In my experience it's pretty necessary to do this. Probably depends on your local job market, but there are a shocking number of candidates that just don't know how to code.
The explanation I've heard is that good devs generally get hired after only a handful of interviews, whereas really bad devs are going to do a lot more interviews on average before they get hired, so you get a pretty skewed sampling even if there aren't that many really bad candidates around.
Yes, Joel Spolsky and IIRC Jeff Atwood have written somewhat extensively about it.

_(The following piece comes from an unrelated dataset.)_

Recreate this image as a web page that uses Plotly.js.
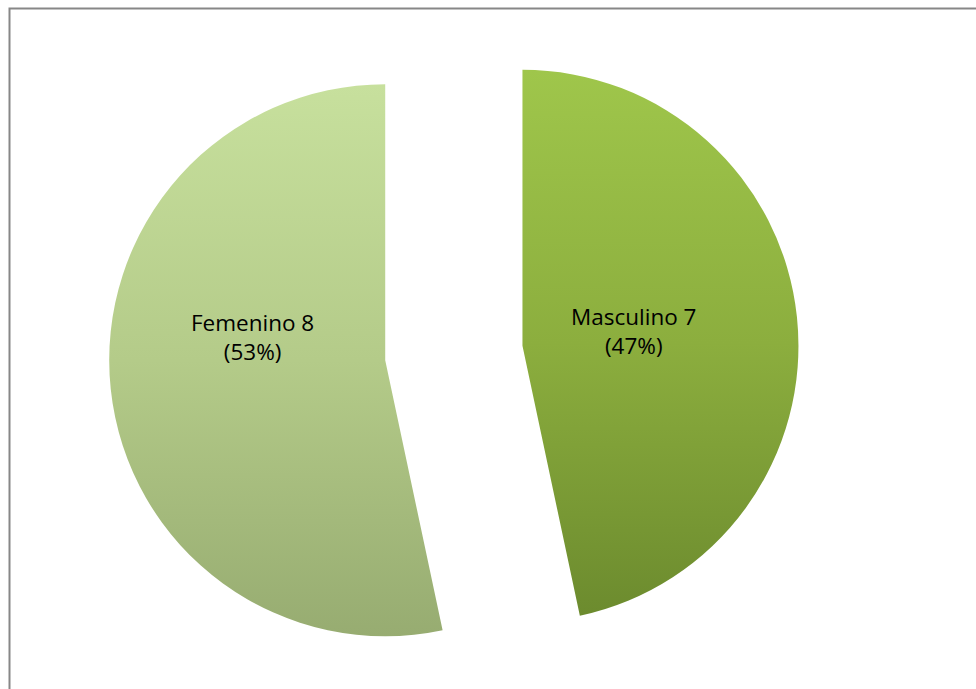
<!DOCTYPE html>
<html>
<head>
<meta charset="utf-8">
<script src="https://cdn.plot.ly/plotly-3.0.1.min.js"></script>
<style>
html,body{margin:0;padding:0;overflow:hidden;background:#fff;}
#chart{width:976px;height:699px;}
</style>
</head>
<body>
<div id="chart"></div>
<script>
var categories = ['Masculino', 'Femenino'];
var values = [7, 8];
var colors = ['#8aab3d', '#b4cb89'];
var gradientStops = [
  ['#9fc64b', '#8cae3e', '#6c8b2e'],
  ['#c7e09d', '#b4cb89', '#97ac71']
];

var total = values.reduce(function (a, b) { return a + b; }, 0);
var labelTexts = categories.map(function (c, i) {
  return c + ' ' + values[i] + '<br>(' + Math.round(values[i] / total * 100) + '%)';
});
// label anchor positions in paper coordinates (plot area: l=0, t=8, w=976, h=690)
var labelX = [633 / 976, 252 / 976];
var labelY = [1 - (331 - 8) / 690, 1 - (337 - 8) / 690];

var data = [{
  type: 'pie',
  labels: categories,
  values: values,
  sort: false,
  direction: 'clockwise',
  rotation: 0,
  pull: [0.25, 0.25],
  marker: {colors: colors, line: {width: 0}},
  textinfo: 'none',
  hoverinfo: 'none',
  showlegend: false,
  domain: {x: [0, 0.93], y: [0, 1]}
}];

var annotations = categories.map(function (c, i) {
  return {
    xref: 'paper', yref: 'paper', x: labelX[i], y: labelY[i],
    xanchor: 'center', yanchor: 'middle', showarrow: false,
    text: labelTexts[i], align: 'center',
    font: {family: 'Open Sans, sans-serif', size: 22.5, color: '#000'}
  };
});

var layout = {
  width: 976,
  height: 699,
  margin: {l: 0, r: 0, t: 8, b: 1},
  paper_bgcolor: '#ffffff',
  plot_bgcolor: '#ffffff',
  showlegend: false,
  annotations: annotations,
  shapes: [{
    type: 'rect', xref: 'paper', yref: 'paper',
    x0: 9.5 / 976, x1: 1.05, y0: -0.1, y1: 1 - 0.5 / 690,
    line: {color: '#878787', width: 2}, fillcolor: 'rgba(0,0,0,0)'
  }]
};

Plotly.newPlot('chart', data, layout, {staticPlot: true}).then(function (gd) {
  var svg = gd.querySelector('svg.main-svg');
  var ns = 'http://www.w3.org/2000/svg';
  var defs = svg.querySelector('defs') || svg.insertBefore(document.createElementNS(ns, 'defs'), svg.firstChild);
  gradientStops.forEach(function (stops, i) {
    var g = document.createElementNS(ns, 'linearGradient');
    g.setAttribute('id', 'sliceGrad' + i);
    g.setAttribute('x1', '0'); g.setAttribute('y1', '0');
    g.setAttribute('x2', '0'); g.setAttribute('y2', '1');
    stops.forEach(function (col, k) {
      var s = document.createElementNS(ns, 'stop');
      s.setAttribute('offset', (k / (stops.length - 1)).toString());
      s.setAttribute('stop-color', col);
      g.appendChild(s);
    });
    defs.appendChild(g);
  });
  var paths = gd.querySelectorAll('g.slice path.surface');
  paths.forEach(function (p, i) {
    p.style.fill = 'url(#sliceGrad' + i + ')';
  });
});
</script>
</body>
</html>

We are in a bubble, if we read programming blogs and think about programming in our free time, we are definitely not the kind that FizzBuzz exists to filter out. But from the perspective of companies, it makes sense if they really understood pointers or recursion or graph manipulation, because there are so many people lying on their resumes, not having sufficient analytical skills despite doing some resume driven cargo cult development etc.. And as an industry we don't really have an alternative to these algorithm interviews at scale, at the point we rely on non technical HR people to filter out resumes for us and they literally grep for framework/language experience.
Real jobs have certificates and degrees that mean something, where you can avoid the whole "do you know literal 101 things" phases of the interview process by just going "do you see the line on my resume that says M.Sc."
I don't know what your hiring experience with this is, but there is an entire market around "coding interviews" where people will learn how to pass these. I found algorithmic interviews completely useless to assess junior engineers because of how many just learn just to pass interviews, but then have very little experience with real problems.
If you want an example of this, check out r/cscareerquestions. The standard advice is not to practice any practical coding with projects, but to "grind leetcode" to get past interview filters.
If you want experience with real problems, they juniors should not be your thing. Juniors are supposed to be people with little experience that are able to work if given tasks by seniors.
A lot of candidates can't reason past the simple stuff so rarely do I have go beyond a simple coding problem. The FAANGs and unicorns maybe get lots of candidates so they can be very choosy.
Is this really a useful exercise? Why not present them with an actual problem that is relevant to your field and see how they approach it?